Work Photos

Isn't structure pruning meant to reduce the chance of failure of included bark unions? Are not some trees meant to be multi-stemmed?
 
Isn't structure pruning meant to reduce the chance of failure of included bark unions? Are not some trees meant to be multi-stemmed?
Picture taken from Ed Gilmans book An Illustrated Guide To Pruning 2nd edition. Structure pruning also is to prevent included bark from forming.
 
Not sure why you would respond with :ROFLMAO:. I thought you were asking a question, I gave you a proper answer with a picture out of Ed Gilmans book. Good day
 
Genuinely curious. The tree was not already structurally sound? Looked like it had a nice dominant leader already, to me, but I wasn't there, that's why I'm asking.
 
Genuinely curious. The tree was not already structurally sound? Looked like it had a nice dominant leader already, to me, but I wasn't there, that's why I'm asking.

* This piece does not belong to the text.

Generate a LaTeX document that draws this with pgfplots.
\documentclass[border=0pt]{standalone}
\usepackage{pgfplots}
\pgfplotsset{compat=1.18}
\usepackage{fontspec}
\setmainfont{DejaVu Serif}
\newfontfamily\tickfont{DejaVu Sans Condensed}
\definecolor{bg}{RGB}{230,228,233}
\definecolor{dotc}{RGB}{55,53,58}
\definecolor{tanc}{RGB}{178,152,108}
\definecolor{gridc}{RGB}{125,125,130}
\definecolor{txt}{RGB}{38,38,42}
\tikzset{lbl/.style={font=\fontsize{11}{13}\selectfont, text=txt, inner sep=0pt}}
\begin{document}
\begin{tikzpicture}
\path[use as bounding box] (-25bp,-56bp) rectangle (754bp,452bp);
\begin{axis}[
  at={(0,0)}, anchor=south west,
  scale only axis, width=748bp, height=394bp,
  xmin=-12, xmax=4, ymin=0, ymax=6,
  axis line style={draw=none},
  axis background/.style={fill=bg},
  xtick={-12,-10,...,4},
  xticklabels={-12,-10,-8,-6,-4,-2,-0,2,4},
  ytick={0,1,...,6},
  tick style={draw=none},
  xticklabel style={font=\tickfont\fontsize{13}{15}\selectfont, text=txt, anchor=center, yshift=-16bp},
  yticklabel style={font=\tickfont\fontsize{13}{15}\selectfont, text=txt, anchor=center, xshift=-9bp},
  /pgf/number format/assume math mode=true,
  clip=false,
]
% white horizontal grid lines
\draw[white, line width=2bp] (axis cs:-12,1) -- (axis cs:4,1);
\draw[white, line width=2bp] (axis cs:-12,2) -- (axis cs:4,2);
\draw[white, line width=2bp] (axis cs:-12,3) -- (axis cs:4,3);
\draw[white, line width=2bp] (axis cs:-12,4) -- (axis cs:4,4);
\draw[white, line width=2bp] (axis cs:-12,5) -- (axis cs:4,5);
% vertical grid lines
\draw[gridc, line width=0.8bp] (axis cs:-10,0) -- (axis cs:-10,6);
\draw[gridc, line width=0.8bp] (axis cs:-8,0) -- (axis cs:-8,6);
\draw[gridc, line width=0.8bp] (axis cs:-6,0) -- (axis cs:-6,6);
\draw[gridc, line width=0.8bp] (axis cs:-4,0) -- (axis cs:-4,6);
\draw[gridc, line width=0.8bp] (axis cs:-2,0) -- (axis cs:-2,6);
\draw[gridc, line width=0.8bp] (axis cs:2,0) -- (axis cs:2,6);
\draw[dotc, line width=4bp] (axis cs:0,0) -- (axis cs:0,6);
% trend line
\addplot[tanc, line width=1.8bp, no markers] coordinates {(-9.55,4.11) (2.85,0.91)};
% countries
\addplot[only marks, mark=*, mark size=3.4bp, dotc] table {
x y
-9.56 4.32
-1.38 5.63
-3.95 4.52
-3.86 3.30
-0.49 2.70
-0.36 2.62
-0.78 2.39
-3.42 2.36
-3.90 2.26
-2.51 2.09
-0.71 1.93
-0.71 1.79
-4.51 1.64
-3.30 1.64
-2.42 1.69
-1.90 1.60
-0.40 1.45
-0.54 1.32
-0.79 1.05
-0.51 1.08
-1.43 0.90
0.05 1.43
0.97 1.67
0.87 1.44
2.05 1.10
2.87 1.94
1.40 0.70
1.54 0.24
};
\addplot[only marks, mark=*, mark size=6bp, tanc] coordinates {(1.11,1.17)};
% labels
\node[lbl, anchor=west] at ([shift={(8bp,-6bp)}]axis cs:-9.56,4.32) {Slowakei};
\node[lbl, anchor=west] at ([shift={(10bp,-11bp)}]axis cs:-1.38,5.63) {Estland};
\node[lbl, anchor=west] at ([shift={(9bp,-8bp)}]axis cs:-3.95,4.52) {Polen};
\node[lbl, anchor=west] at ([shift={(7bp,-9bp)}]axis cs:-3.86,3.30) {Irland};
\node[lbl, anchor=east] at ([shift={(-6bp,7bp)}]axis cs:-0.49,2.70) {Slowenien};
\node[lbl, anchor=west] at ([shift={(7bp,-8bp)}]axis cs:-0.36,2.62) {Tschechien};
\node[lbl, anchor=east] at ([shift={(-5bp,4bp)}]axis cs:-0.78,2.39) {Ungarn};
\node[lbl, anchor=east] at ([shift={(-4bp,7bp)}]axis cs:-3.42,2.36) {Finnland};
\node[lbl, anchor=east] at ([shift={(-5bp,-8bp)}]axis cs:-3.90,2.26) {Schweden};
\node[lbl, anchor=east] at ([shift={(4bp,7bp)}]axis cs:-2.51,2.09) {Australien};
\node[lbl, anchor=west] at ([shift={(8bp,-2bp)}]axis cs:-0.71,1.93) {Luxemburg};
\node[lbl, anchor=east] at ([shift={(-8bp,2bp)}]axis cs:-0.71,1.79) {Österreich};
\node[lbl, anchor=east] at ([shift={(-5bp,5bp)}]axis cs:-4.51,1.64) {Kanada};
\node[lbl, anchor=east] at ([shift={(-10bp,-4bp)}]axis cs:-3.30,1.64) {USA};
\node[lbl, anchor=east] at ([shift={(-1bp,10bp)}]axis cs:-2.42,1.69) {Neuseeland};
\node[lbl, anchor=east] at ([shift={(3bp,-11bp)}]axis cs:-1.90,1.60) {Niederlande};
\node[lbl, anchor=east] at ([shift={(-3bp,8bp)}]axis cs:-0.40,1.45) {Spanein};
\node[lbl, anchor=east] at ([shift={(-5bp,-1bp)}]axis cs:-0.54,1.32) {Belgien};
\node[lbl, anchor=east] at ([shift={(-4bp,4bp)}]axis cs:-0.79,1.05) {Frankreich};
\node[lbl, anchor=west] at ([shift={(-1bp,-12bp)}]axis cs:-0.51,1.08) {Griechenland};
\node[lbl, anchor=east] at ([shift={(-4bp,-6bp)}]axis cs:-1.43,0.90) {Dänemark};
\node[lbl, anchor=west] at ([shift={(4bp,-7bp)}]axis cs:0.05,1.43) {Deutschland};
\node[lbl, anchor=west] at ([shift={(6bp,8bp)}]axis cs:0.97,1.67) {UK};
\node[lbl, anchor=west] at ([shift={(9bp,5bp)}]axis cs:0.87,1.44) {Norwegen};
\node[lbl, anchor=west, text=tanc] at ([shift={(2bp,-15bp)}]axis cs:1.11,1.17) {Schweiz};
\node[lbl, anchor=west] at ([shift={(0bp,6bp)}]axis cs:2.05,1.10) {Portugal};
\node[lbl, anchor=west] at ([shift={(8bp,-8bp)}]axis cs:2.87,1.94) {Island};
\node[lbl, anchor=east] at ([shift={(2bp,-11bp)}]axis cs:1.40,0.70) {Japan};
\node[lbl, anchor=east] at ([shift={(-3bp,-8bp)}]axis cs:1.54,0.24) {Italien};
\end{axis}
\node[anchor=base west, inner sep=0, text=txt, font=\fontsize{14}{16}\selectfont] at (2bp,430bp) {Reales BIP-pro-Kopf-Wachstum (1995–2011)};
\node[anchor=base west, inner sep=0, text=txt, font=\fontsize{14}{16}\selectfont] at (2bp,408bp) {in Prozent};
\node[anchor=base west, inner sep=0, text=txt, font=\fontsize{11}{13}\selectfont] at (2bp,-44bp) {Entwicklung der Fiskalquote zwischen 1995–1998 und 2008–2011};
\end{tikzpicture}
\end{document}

Why not make the structural cut preemptively when it’s a smaller diameter and less decay as a result?
 
Siberian Elm trees... the perfect throwline trap. I think I got four of 'em in there... two I managed to get back before the wind got too bad. Will have to get the remaining two down with the saw, tomorrow. I did get a climb line into it, and a little work done, today. Spent the morning removing nine smallish fruit trees that didn't require leaving the ground. This stupid elm gave me fits... the air is so dry here, and it's windy... bark on it is grabbing everything. Even the lanyard would stick to it like really strong Velcro. I hate these trees.